The sublime He Gets Me High EP did a lot to put some flesh and bones on an immediately arresting but ultimately flaky concept. A set of crisp new production values and some swooning new songs introduced a band more comfortable with the idea of dropping their aloof personas and revealing something not so premeditated. Bearing all this in mind, Only In Dreams feels a lot like a half-hearted attempt to close the door marked 'private emotions' long after the horse has bolted.
Sadly enough, frontwomen Dee Dee is not short on torturous material with which to fill her band’s second album. In the brief timespan since her band shot to indie stardom and mass Tumblr lust, her mother, the coverstar of I Will Be, passed away and she’s spent a large amount of time in the absence of her husband, the Crodiles’ Brandon Welchez. Where these grievances are addressed in the likes of ‘Hold Your Hand’ and the title track, they both fit so easily into the standard Dum Dum Girls template of panging Sixties pop, it’s extremely hard to tell if you’ve witnessed anything out of the ordinary.
As the tangy churn of ‘Always Looking’ and bittersweet melancholy of ‘Bedroom Eyes’ go to show, Dee Dee and co are getting pretty good at panging Sixties pop but you can’t help but ache for a song that doesn’t reek of carefully constructed pastiche. ‘Coming Down’ is the closest the Dum Dum Girls come to breaking free of their self-imposed binds of composed cool, naturally it’s the best thing on the record by a country mile. Slowed down and stretched over six minutes, the band sound removed from their influences and, for a lack of a better word, genuine. You’ll believe the story they sweetly croon over aching guitar chords.

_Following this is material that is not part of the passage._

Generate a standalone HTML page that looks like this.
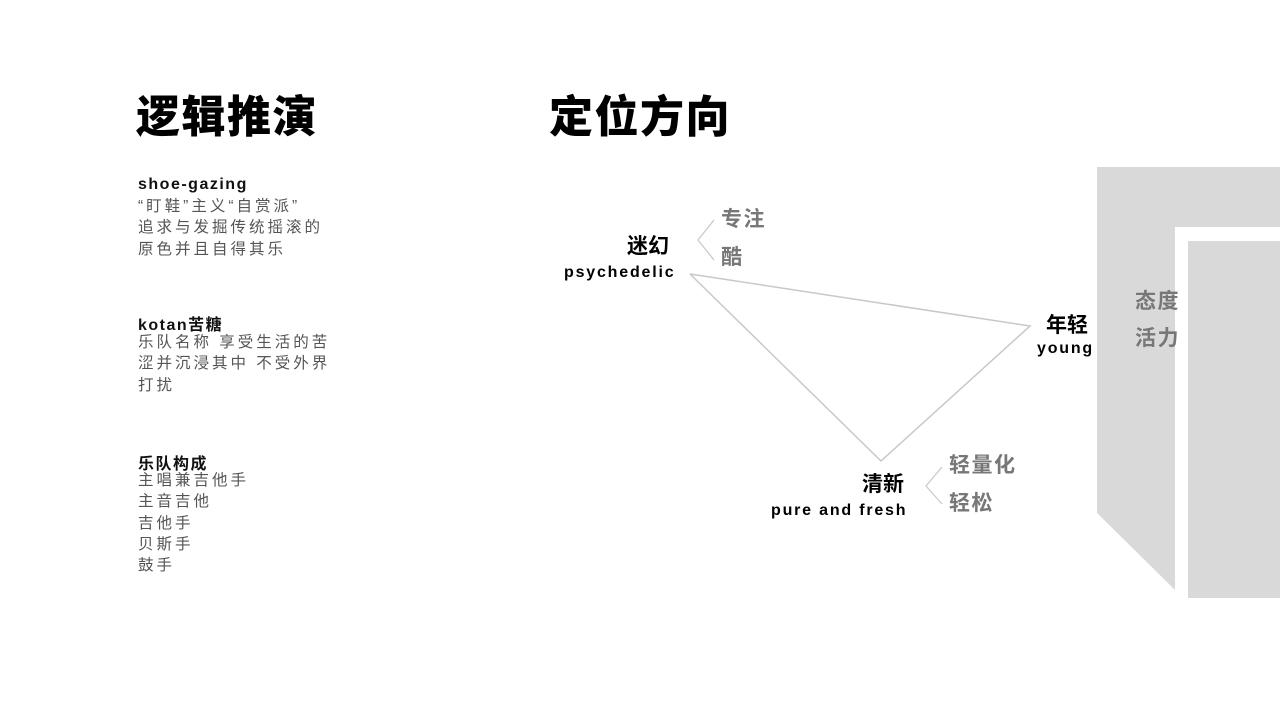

Just as Only In Dreams confirms this bunch of self-anointed femme fatales as an impressive songwriting outfit, it’s stands as a warning that their outwardly-facing facade is wearing thin. For every abstract placeholder employed to keep that mask in place, there’s another worldly force pulling it out of focus. It’s time for the Dum Dum Girls to join our sordid reality rather than swoon at it from afar.